▶ TO DO:
Return the listing below exactly, with the pictures dropped.

▶ DATA SEGMENT:
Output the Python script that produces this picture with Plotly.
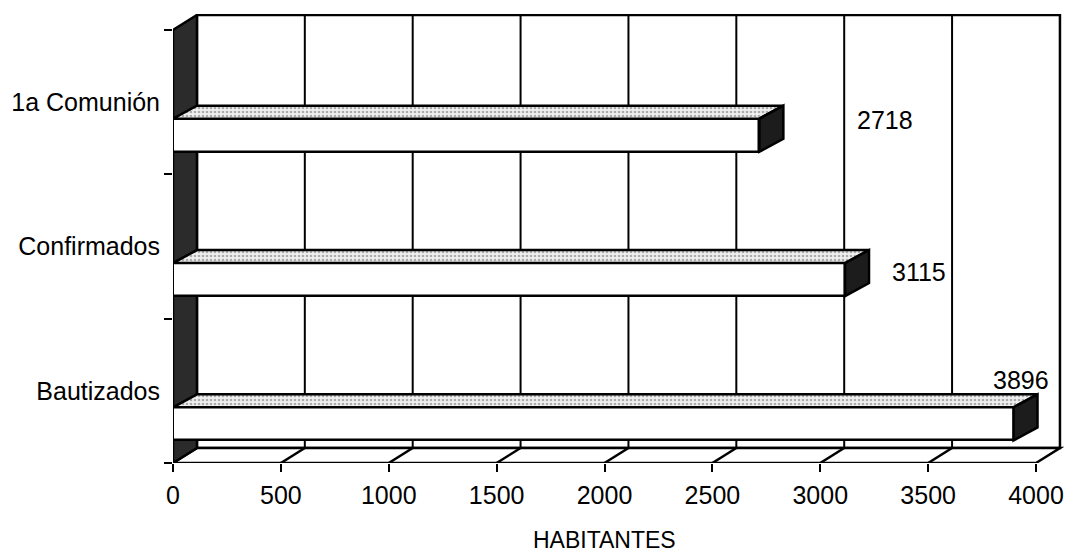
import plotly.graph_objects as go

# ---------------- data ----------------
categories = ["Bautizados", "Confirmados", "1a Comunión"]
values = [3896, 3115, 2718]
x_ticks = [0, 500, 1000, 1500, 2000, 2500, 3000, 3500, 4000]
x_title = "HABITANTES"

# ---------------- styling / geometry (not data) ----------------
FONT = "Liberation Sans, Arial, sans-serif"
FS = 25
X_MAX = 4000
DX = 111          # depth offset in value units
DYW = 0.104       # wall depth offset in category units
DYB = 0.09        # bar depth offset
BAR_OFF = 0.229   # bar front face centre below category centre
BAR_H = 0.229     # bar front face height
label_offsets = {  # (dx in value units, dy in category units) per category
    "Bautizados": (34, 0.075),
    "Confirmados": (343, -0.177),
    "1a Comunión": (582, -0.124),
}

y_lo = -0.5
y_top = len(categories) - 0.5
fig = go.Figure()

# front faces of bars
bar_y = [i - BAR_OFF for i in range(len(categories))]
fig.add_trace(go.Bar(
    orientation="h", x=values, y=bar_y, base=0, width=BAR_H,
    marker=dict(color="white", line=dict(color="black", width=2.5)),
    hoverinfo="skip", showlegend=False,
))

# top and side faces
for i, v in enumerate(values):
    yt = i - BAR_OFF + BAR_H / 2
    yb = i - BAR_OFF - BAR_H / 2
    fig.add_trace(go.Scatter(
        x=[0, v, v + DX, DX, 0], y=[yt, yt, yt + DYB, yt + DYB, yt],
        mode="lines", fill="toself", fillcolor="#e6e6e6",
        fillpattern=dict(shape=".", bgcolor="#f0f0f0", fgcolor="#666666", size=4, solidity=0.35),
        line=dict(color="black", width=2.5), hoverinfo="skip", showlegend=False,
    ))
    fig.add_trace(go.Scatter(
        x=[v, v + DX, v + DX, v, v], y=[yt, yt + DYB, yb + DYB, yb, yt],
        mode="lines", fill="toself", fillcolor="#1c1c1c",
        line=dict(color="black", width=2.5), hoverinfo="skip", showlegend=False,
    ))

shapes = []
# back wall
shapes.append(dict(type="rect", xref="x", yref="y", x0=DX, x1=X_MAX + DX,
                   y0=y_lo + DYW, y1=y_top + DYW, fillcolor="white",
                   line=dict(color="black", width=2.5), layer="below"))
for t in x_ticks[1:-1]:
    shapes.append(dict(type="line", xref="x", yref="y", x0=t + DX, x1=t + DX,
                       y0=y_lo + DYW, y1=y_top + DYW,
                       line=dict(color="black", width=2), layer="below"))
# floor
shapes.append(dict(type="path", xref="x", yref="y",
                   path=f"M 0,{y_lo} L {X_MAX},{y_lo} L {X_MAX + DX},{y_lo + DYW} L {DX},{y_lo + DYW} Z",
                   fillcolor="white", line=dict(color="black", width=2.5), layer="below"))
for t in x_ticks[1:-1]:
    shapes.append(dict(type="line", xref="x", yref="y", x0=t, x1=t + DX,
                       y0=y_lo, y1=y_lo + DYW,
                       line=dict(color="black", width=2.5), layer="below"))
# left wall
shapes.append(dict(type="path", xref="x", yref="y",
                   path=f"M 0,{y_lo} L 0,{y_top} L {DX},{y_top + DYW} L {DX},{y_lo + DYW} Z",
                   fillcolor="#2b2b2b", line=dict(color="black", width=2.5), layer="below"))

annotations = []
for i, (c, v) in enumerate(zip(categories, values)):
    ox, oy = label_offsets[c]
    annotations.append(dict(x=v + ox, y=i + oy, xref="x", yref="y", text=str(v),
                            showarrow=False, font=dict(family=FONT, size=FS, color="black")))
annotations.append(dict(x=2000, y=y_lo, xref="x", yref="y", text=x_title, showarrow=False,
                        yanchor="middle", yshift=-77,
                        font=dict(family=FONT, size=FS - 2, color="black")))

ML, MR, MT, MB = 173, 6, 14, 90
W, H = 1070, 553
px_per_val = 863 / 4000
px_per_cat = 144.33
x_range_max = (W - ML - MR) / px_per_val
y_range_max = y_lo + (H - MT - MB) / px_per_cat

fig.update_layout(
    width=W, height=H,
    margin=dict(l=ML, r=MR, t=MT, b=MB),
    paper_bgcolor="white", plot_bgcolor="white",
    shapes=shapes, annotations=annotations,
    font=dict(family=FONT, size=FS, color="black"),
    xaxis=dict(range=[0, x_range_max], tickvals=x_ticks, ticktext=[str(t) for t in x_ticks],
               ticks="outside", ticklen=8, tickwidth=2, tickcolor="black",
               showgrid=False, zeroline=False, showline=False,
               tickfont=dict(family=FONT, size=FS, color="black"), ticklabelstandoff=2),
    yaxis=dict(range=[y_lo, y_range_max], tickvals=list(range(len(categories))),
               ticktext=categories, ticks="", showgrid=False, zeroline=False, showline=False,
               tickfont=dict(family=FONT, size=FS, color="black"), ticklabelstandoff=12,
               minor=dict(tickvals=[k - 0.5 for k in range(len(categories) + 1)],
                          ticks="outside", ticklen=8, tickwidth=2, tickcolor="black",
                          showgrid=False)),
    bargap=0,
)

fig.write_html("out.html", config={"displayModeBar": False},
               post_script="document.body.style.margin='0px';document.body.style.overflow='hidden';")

▶ THE OUTPUT:
Output the Python script that produces this picture with Plotly.
import plotly.graph_objects as go

# ---------------- data ----------------
categories = ["Bautizados", "Confirmados", "1a Comunión"]
values = [3896, 3115, 2718]
x_ticks = [0, 500, 1000, 1500, 2000, 2500, 3000, 3500, 4000]
x_title = "HABITANTES"

# ---------------- styling / geometry (not data) ----------------
FONT = "Liberation Sans, Arial, sans-serif"
FS = 25
X_MAX = 4000
DX = 111          # depth offset in value units
DYW = 0.104       # wall depth offset in category units
DYB = 0.09        # bar depth offset
BAR_OFF = 0.229   # bar front face centre below category centre
BAR_H = 0.229     # bar front face height
label_offsets = {  # (dx in value units, dy in category units) per category
    "Bautizados": (34, 0.075),
    "Confirmados": (343, -0.177),
    "1a Comunión": (582, -0.124),
}

y_lo = -0.5
y_top = len(categories) - 0.5
fig = go.Figure()

# front faces of bars
bar_y = [i - BAR_OFF for i in range(len(categories))]
fig.add_trace(go.Bar(
    orientation="h", x=values, y=bar_y, base=0, width=BAR_H,
    marker=dict(color="white", line=dict(color="black", width=2.5)),
    hoverinfo="skip", showlegend=False,
))

# top and side faces
for i, v in enumerate(values):
    yt = i - BAR_OFF + BAR_H / 2
    yb = i - BAR_OFF - BAR_H / 2
    fig.add_trace(go.Scatter(
        x=[0, v, v + DX, DX, 0], y=[yt, yt, yt + DYB, yt + DYB, yt],
        mode="lines", fill="toself", fillcolor="#e6e6e6",
        fillpattern=dict(shape=".", bgcolor="#f0f0f0", fgcolor="#666666", size=4, solidity=0.35),
        line=dict(color="black", width=2.5), hoverinfo="skip", showlegend=False,
    ))
    fig.add_trace(go.Scatter(
        x=[v, v + DX, v + DX, v, v], y=[yt, yt + DYB, yb + DYB, yb, yt],
        mode="lines", fill="toself", fillcolor="#1c1c1c",
        line=dict(color="black", width=2.5), hoverinfo="skip", showlegend=False,
    ))

shapes = []
# back wall
shapes.append(dict(type="rect", xref="x", yref="y", x0=DX, x1=X_MAX + DX,
                   y0=y_lo + DYW, y1=y_top + DYW, fillcolor="white",
                   line=dict(color="black", width=2.5), layer="below"))
for t in x_ticks[1:-1]:
    shapes.append(dict(type="line", xref="x", yref="y", x0=t + DX, x1=t + DX,
                       y0=y_lo + DYW, y1=y_top + DYW,
                       line=dict(color="black", width=2), layer="below"))
# floor
shapes.append(dict(type="path", xref="x", yref="y",
                   path=f"M 0,{y_lo} L {X_MAX},{y_lo} L {X_MAX + DX},{y_lo + DYW} L {DX},{y_lo + DYW} Z",
                   fillcolor="white", line=dict(color="black", width=2.5), layer="below"))
for t in x_ticks[1:-1]:
    shapes.append(dict(type="line", xref="x", yref="y", x0=t, x1=t + DX,
                       y0=y_lo, y1=y_lo + DYW,
                       line=dict(color="black", width=2.5), layer="below"))
# left wall
shapes.append(dict(type="path", xref="x", yref="y",
                   path=f"M 0,{y_lo} L 0,{y_top} L {DX},{y_top + DYW} L {DX},{y_lo + DYW} Z",
                   fillcolor="#2b2b2b", line=dict(color="black", width=2.5), layer="below"))

annotations = []
for i, (c, v) in enumerate(zip(categories, values)):
    ox, oy = label_offsets[c]
    annotations.append(dict(x=v + ox, y=i + oy, xref="x", yref="y", text=str(v),
                            showarrow=False, font=dict(family=FONT, size=FS, color="black")))
annotations.append(dict(x=2000, y=y_lo, xref="x", yref="y", text=x_title, showarrow=False,
                        yanchor="middle", yshift=-77,
                        font=dict(family=FONT, size=FS - 2, color="black")))

ML, MR, MT, MB = 173, 6, 14, 90
W, H = 1070, 553
px_per_val = 863 / 4000
px_per_cat = 144.33
x_range_max = (W - ML - MR) / px_per_val
y_range_max = y_lo + (H - MT - MB) / px_per_cat

fig.update_layout(
    width=W, height=H,
    margin=dict(l=ML, r=MR, t=MT, b=MB),
    paper_bgcolor="white", plot_bgcolor="white",
    shapes=shapes, annotations=annotations,
    font=dict(family=FONT, size=FS, color="black"),
    xaxis=dict(range=[0, x_range_max], tickvals=x_ticks, ticktext=[str(t) for t in x_ticks],
               ticks="outside", ticklen=8, tickwidth=2, tickcolor="black",
               showgrid=False, zeroline=False, showline=False,
               tickfont=dict(family=FONT, size=FS, color="black"), ticklabelstandoff=2),
    yaxis=dict(range=[y_lo, y_range_max], tickvals=list(range(len(categories))),
               ticktext=categories, ticks="", showgrid=False, zeroline=False, showline=False,
               tickfont=dict(family=FONT, size=FS, color="black"), ticklabelstandoff=12,
               minor=dict(tickvals=[k - 0.5 for k in range(len(categories) + 1)],
                          ticks="outside", ticklen=8, tickwidth=2, tickcolor="black",
                          showgrid=False)),
    bargap=0,
)

fig.write_html("out.html", config={"displayModeBar": False},
               post_script="document.body.style.margin='0px';document.body.style.overflow='hidden';")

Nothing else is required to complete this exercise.